Supercut

This class could very easily become “Donald Trump: The Class” and while I do find that interesting, I’m hesitant to make work about the man. I just don’t want to give him the attention. I don’t want him to have any more press coverage. I don’t want to give him my time. I don’t want to spend the time with his digital presence that making the work would require. He is awful. I just don’t want to.

So, I started looking at material of the other candidates. I cut up some of Hillary Clinton’s testimony at the Benghazi hearings. But, listening to people say ‘Chris Stevens’ over and over again was somehow worse. I kept trying to make something that critiqued the act of using this man’s death for one’s own means, but I couldn’t do that without using his death for my own means. I can see that being a struggle for the rest of the semester. Critiquing video coverage of a topic in a video class without doing the very thing you’re objecting to may be harder than it looks. I put the Benghazi video away.

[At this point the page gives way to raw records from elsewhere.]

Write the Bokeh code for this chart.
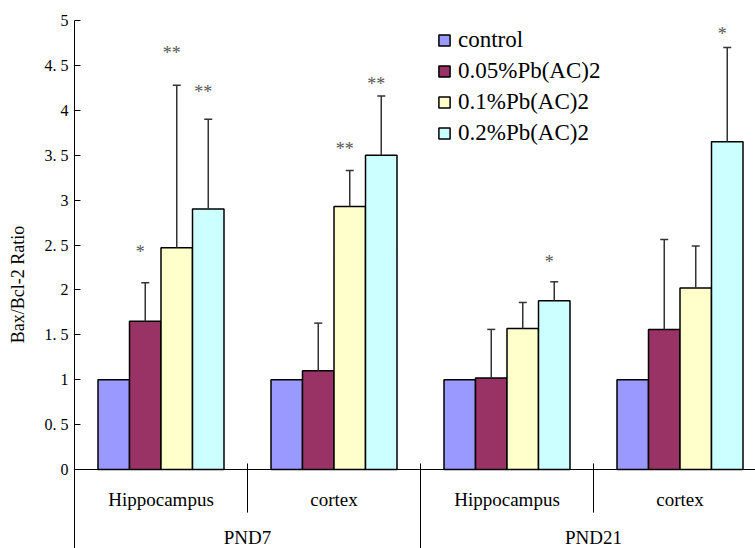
from bokeh.plotting import figure
from bokeh.models import Range1d, FixedTicker, Legend, LegendItem, Span
from bokeh.core.properties import value
from bokeh.embed import file_html
from bokeh.resources import INLINE

# ---------------- data ----------------
regions = ["Hippocampus", "cortex", "Hippocampus", "cortex"]
periods = ["PND7", "PND21"]
series = ["control", "0.05%Pb(AC)2", "0.1%Pb(AC)2", "0.2%Pb(AC)2"]
colors = ["#9999FF", "#993366", "#FFFFCC", "#CCFFFF"]

control = [1.0, 1.0, 1.0, 1.0]
pb005 = [1.65, 1.10, 1.02, 1.56]
pb01 = [2.47, 2.93, 1.57, 2.02]
pb02 = [2.90, 3.50, 1.88, 3.65]

control_err = [0.0, 0.0, 0.0, 0.0]
pb005_err = [0.43, 0.53, 0.54, 1.00]
pb01_err = [1.81, 0.40, 0.29, 0.47]
pb02_err = [1.00, 0.66, 0.21, 1.05]

control_sig = ["", "", "", ""]
pb005_sig = ["*", "", "", ""]
pb01_sig = ["**", "**", "", ""]
pb02_sig = ["**", "**", "*", "*"]

control_sig_y = [0, 0, 0, 0]
pb005_sig_y = [2.48, 0, 0, 0]
pb01_sig_y = [4.69, 3.62, 0, 0]
pb02_sig_y = [4.26, 4.35, 2.37, 4.90]

y_ticks = [0, 0.5, 1, 1.5, 2, 2.5, 3, 3.5, 4, 4.5, 5]
y_tick_labels = ["0", "0. 5", "1", "1. 5", "2", "2. 5", "3", "3. 5", "4", "4. 5", "5"]

values = [control, pb005, pb01, pb02]
errors = [control_err, pb005_err, pb01_err, pb02_err]
sigs = [control_sig, pb005_sig, pb01_sig, pb02_sig]
sig_ys = [control_sig_y, pb005_sig_y, pb01_sig_y, pb02_sig_y]

# ---------------- layout ----------------
W, H = 755, 548
left, top = 74, 20
group_px = 173.0
unit_px = 89.8
x_end = (W - left) / group_px
y_start = 5.0 - (H - top) / unit_px

SERIF = "Liberation Serif, serif"

p = figure(width=W, height=H, x_range=Range1d(0, x_end), y_range=Range1d(y_start, 5.0),
           output_backend="svg", toolbar_location=None, x_axis_location=None,
           min_border_left=left, min_border_right=0, min_border_top=top, min_border_bottom=0)
p.xgrid.visible = False
p.ygrid.visible = False
p.outline_line_color = None
p.background_fill_color = "white"
p.border_fill_color = "white"

ax = p.yaxis[0]
ax.ticker = FixedTicker(ticks=y_ticks)
ax.major_label_overrides = {t: l for t, l in zip(y_ticks, y_tick_labels)}
ax.major_tick_in = 6
ax.major_tick_out = 0
ax.minor_tick_line_color = None
ax.axis_line_color = "black"
ax.major_tick_line_color = "black"
ax.major_label_text_font = SERIF
ax.major_label_text_font_size = "16px"
ax.major_label_text_color = "black"
ax.major_label_standoff = 6
ax.axis_label = "Bax/Bcl-2 Ratio"
ax.axis_label_text_font = SERIF
ax.axis_label_text_font_size = "18px"
ax.axis_label_text_font_style = "normal"
ax.axis_label_text_color = "black"
ax.axis_label_standoff = 14

n_series = len(series)
bar_w = 31.5 / group_px
n_groups = len(regions)

renderers = []
for s in range(n_series):
    xs = [g + 0.5 + (s - (n_series - 1) / 2) * bar_w for g in range(n_groups)]
    r = p.vbar(x=xs, top=values[s], bottom=0, width=bar_w, fill_color=colors[s],
               line_color="black", line_width=1.5)
    renderers.append(r)
    # error bars
    ex, ey0, ey1 = [], [], []
    for g in range(n_groups):
        if errors[s][g] > 0:
            ex.append(xs[g]); ey0.append(values[s][g]); ey1.append(values[s][g] + errors[s][g])
    if ex:
        p.segment(x0=ex, y0=ey0, x1=ex, y1=ey1, line_color="#333333", line_width=1.5)
        cap = 4.0 / group_px
        p.segment(x0=[x - cap for x in ex], y0=ey1, x1=[x + cap for x in ex], y1=ey1,
                  line_color="#333333", line_width=1.5)
    # significance marks
    sx, sy, st = [], [], []
    for g in range(n_groups):
        if sigs[s][g]:
            sx.append(xs[g]); sy.append(sig_ys[s][g]); st.append(sigs[s][g])
    if sx:
        p.text(x=sx, y=sy, text=st, text_font=value(SERIF), text_font_size="18px",
               text_color="#555555", text_align="center", text_baseline="middle",
               x_offset=-5, y_offset=5)

# x axis line at zero
p.add_layout(Span(location=0, dimension="width", line_color="black", line_width=1))

# group separators
inner = [g for g in range(1, n_groups) if g % 2 == 1]
outer = [g for g in range(1, n_groups) if g % 2 == 0]
p.segment(x0=inner, y0=[0.067] * len(inner), x1=inner, y1=[-0.48] * len(inner),
          line_color="black", line_width=1)
p.segment(x0=outer, y0=[0.067] * len(outer), x1=outer, y1=[y_start] * len(outer),
          line_color="black", line_width=1)

# category labels
p.text(x=[g + 0.5 for g in range(n_groups)], y=[-0.334] * n_groups, text=regions,
       text_font=value(SERIF), text_font_size="19px", text_color="black",
       text_align="center", text_baseline="middle")
p.text(x=[2 * i + 1 for i in range(len(periods))], y=[-0.757] * len(periods), text=periods,
       text_font=value(SERIF), text_font_size="19px", text_color="black",
       text_align="center", text_baseline="middle")

legend = Legend(items=[LegendItem(label=series[i], renderers=[renderers[i]]) for i in range(n_series)],
                location=(363, 402))
legend.label_text_font = SERIF
legend.label_text_font_size = "23px"
legend.label_text_color = "black"
legend.glyph_width = 14
legend.glyph_height = 14
legend.label_standoff = 7
legend.spacing = 5
legend.padding = 0
legend.margin = 0
legend.border_line_color = None
legend.background_fill_alpha = 0
p.add_layout(legend)

open("out.html", "w").write(file_html(p, INLINE))
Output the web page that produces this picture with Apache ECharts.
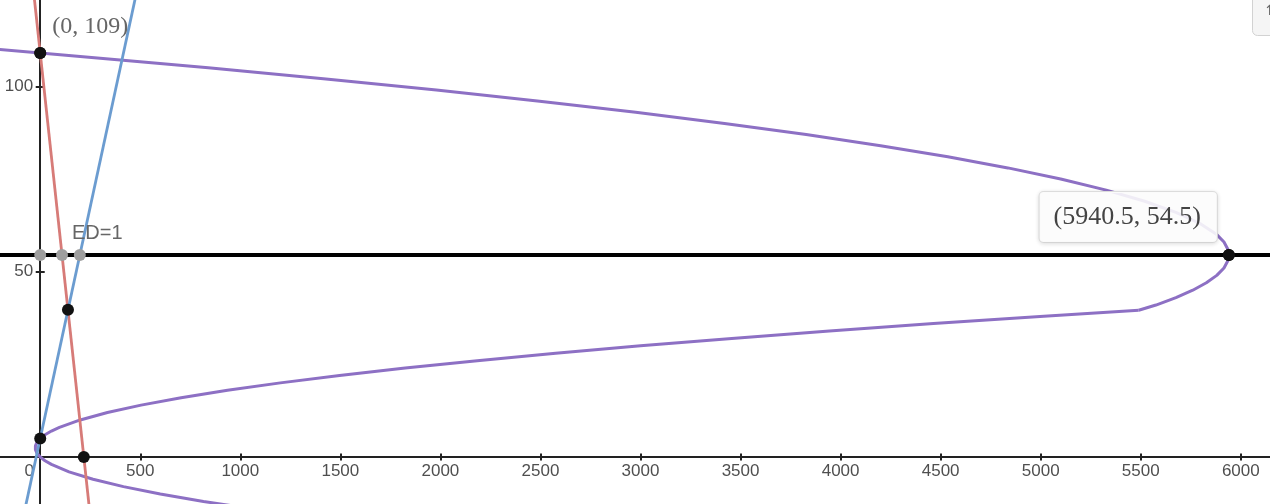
<!DOCTYPE html>
<html>
<head>
<meta charset="utf-8">
<script src="https://cdn.jsdelivr.net/npm/echarts@6/dist/echarts.min.js"></script>
<style>
html,body{margin:0;padding:0;background:#fff;}
#c{width:1270px;height:504px;}
</style>
</head>
<body>
<div id="c"></div>
<script>
// ---- data ----
const xTickValues = [500,1000,1500,2000,2500,3000,3500,4000,4500,5000,5500,6000];
const xLabelValues = [0,500,1000,1500,2000,2500,3000,3500,4000,4500,5000,5500,6000];
const yTickValues = [50,100];
const yLabelValues = [50,100];

// purple curve, upper branch [x, y]
const purpleUpper = [
  [-331.5,110.5],[-220,110],[0,109],[428,107],[840,105],[1428,102],[1980,99],
  [2496,96],[2976,93],[3420,90],[3828,87],[4200,84],[4536,81],[4836,78],
  [5100,75],[5328,72],[5520,69],[5676,66],[5796,63],[5880,60],[5916,58],
  [5936,56],[5940.5,54.5],[5936,53],[5916,51],[5880,49],[5828,47],[5760,45],
  [5676,43],[5576,41],[5490,39.6]
];
// purple curve, lower branch [x, y]
const purpleLower = [
  [5490,39.6],[5016,38],[4464,36],[3944,34],[3456,32],[3000,30],[2576,28],
  [2184,26],[1824,24],[1496,22],[1200,20],[936,18],[704,16],[504,14],[336,12],
  [200,10],[96,8],[56,7],[24,6],[0,5],[-16,4],[-24,3],[-25,2.5],[-24,2],
  [-16,1],[0,0],[24,-1],[56,-2],[144,-4],[264,-6],[416,-8],[600,-10],
  [816,-12],[1064,-14]
];
const redLine = [[-30,124],[250,-16]];
const blueLine = [[-80,-15],[520,135]];
const hLineY = 54.5;
const blackPoints = [[0,109],[5940.5,54.5],[138.7,39.7],[218,0],[0,5]];
const grayPoints = [[0,54.5],[109,54.5],[198,54.5]];
const labelTop = '(0, 109)';
const labelVertex = '(5940.5, 54.5)';
const labelED = 'ED=1';

const X_MIN = -201, X_MAX = 6146, Y_MIN = -12.68, Y_MAX = 123.3;
const AXIS_COLOR = '#222';
const SANS = 'Liberation Sans, Arial, sans-serif';
const SERIF = 'Liberation Serif, Times New Roman, serif';

const chart = echarts.init(document.getElementById('c'), null, {renderer:'canvas'});

function tickAxisX(inside, lineColor){
  return {
    type:'value', min:X_MIN, max:X_MAX, position:'bottom',
    splitLine:{show:false},
    axisLine:{show:true, onZero:true, onZeroAxisIndex:0, lineStyle:{color:lineColor, width:2}},
    axisTick:{show:true, inside:inside, length:3.5, customValues:xTickValues, lineStyle:{color:AXIS_COLOR, width:2}},
    axisLabel:{show:false}
  };
}
function tickAxisY(inside, lineColor){
  return {
    type:'value', min:Y_MIN, max:Y_MAX, position:'left',
    splitLine:{show:false},
    axisLine:{show:true, onZero:true, onZeroAxisIndex:0, lineStyle:{color:lineColor, width:2}},
    axisTick:{show:true, inside:inside, length:4.5, customValues:yTickValues, lineStyle:{color:AXIS_COLOR, width:2}},
    axisLabel:{show:false}
  };
}

const option = {
  animation: false,
  backgroundColor: '#fff',
  grid: {left:0, right:0, top:0, bottom:0, containLabel:false, outerBoundsMode:'none'},
  xAxis: [ tickAxisX(false, AXIS_COLOR), tickAxisX(true, 'rgba(0,0,0,0)') ],
  yAxis: [ tickAxisY(false, AXIS_COLOR), tickAxisY(true, 'rgba(0,0,0,0)') ],
  series: [
    {
      type:'line', name:'upper', data:purpleUpper, showSymbol:false, symbol:'none',
      smooth:false, z:3,
      lineStyle:{color:'#8d70c4', width:3}
    },
    {
      type:'line', name:'lower', data:purpleLower, showSymbol:false, symbol:'none',
      smooth:false, z:3,
      lineStyle:{color:'#8d70c4', width:3}
    },
    {
      type:'line', name:'demand', data:redLine, showSymbol:false, symbol:'none', z:3,
      lineStyle:{color:'#d77b78', width:2.8}
    },
    {
      type:'line', name:'supply', data:blueLine, showSymbol:false, symbol:'none', z:3,
      lineStyle:{color:'#6b9cd0', width:2.8}
    },
    {
      type:'line', name:'hline', data:[], z:4,
      markLine:{
        silent:true, symbol:['none','none'], label:{show:false},
        lineStyle:{color:'#000', width:4, type:'solid'},
        data:[{yAxis:hLineY}]
      }
    },
    {
      type:'scatter', name:'xTickLabels', z:2, symbolSize:0, silent:true,
      data:xLabelValues.map(function(v){ return [v, 0]; }),
      label:{
        show:true, position:'bottom', distance:6,
        formatter:function(p){ return String(p.value[0]); },
        color:'#222', fontFamily:SANS, fontSize:17
      },
      labelLayout:function(params){
        return params.dataIndex === 0 ? {dx:-11} : {};
      }
    },
    {
      type:'scatter', name:'yTickLabels', z:2, symbolSize:0, silent:true,
      data:yLabelValues.map(function(v){ return [0, v]; }),
      label:{
        show:true, position:'left', distance:7,
        formatter:function(p){ return String(p.value[1]); },
        color:'#222', fontFamily:SANS, fontSize:17
      }
    },
    {
      type:'scatter', name:'gray', data:grayPoints, symbol:'circle', symbolSize:12, z:6,
      itemStyle:{color:'#9e9e9e', opacity:1},
      label:{
        show:true,
        formatter:function(p){ return p.dataIndex === 1 ? labelED : ''; },
        position:'right', distance:4, offset:[0,-22],
        color:'#666', fontFamily:SANS, fontSize:20
      }
    },
    {
      type:'scatter', name:'black', data:blackPoints, symbol:'circle', symbolSize:12, z:7,
      itemStyle:{color:'#111', opacity:1},
      label:{show:false}
    },
    {
      type:'scatter', name:'labels', z:8, symbolSize:12,
      itemStyle:{color:'#111', opacity:1},
      data:[
        {value:blackPoints[0], label:{
          show:true, formatter:labelTop, position:'right', distance:6, offset:[0,-26],
          color:'#666', fontFamily:SERIF, fontSize:24
        }},
        {value:blackPoints[1], label:{
          show:true, formatter:labelVertex, position:'left', distance:6, offset:[0,-38],
          color:'#444', fontFamily:SERIF, fontSize:26,
          backgroundColor:'rgba(255,255,255,0.88)', borderColor:'#e2e2e2', borderWidth:1, borderRadius:4,
          padding:[12,16,12,14], shadowBlur:4, shadowColor:'rgba(0,0,0,0.12)', shadowOffsetY:1
        }}
      ]
    }
  ],
  graphic:[
    {type:'rect', right:-6, top:-6, z:100, shape:{width:23, height:41, r:5},
     style:{fill:'#f5f5f5', stroke:'#d2d2d2', lineWidth:1}},
    {type:'text', left:1264, top:4, z:101,
     style:{text:'↑', fill:'#666', font:'14px "DejaVu Sans", sans-serif'}}
  ]
};
chart.setOption(option);
</script>
</body>
</html>
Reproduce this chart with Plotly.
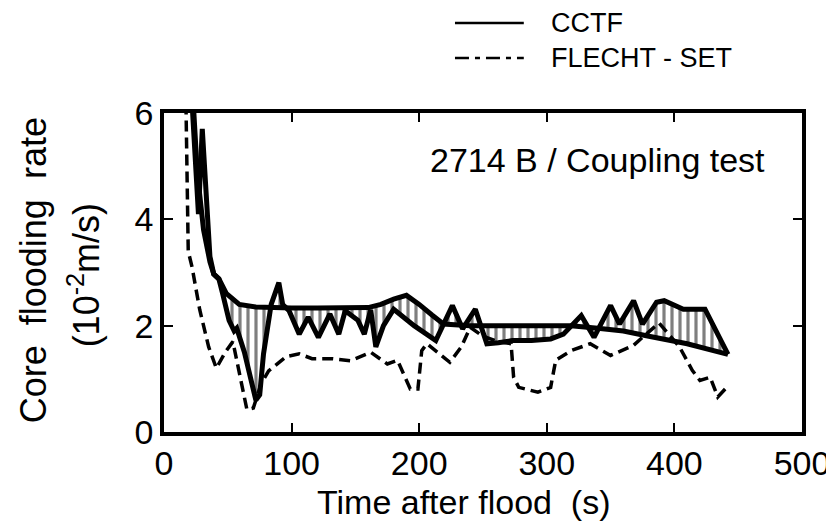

In the end I found myself back at Donald Trump. I realized that I really wanted to yell at him. I wanted to tell him that he is an idiot, a coward, and that he isn’t smart enough to be president. I wanted to point to him and say “Can’t you see that this man is afraid?”. I don’t think that the supercut I made does that, but I do like what it does. I cut together all his promises from one speech and then laid text over his face that says “Mr. Trump does not know how to get any of this done.” It’s not a particularly cutting observation, but it’s a start.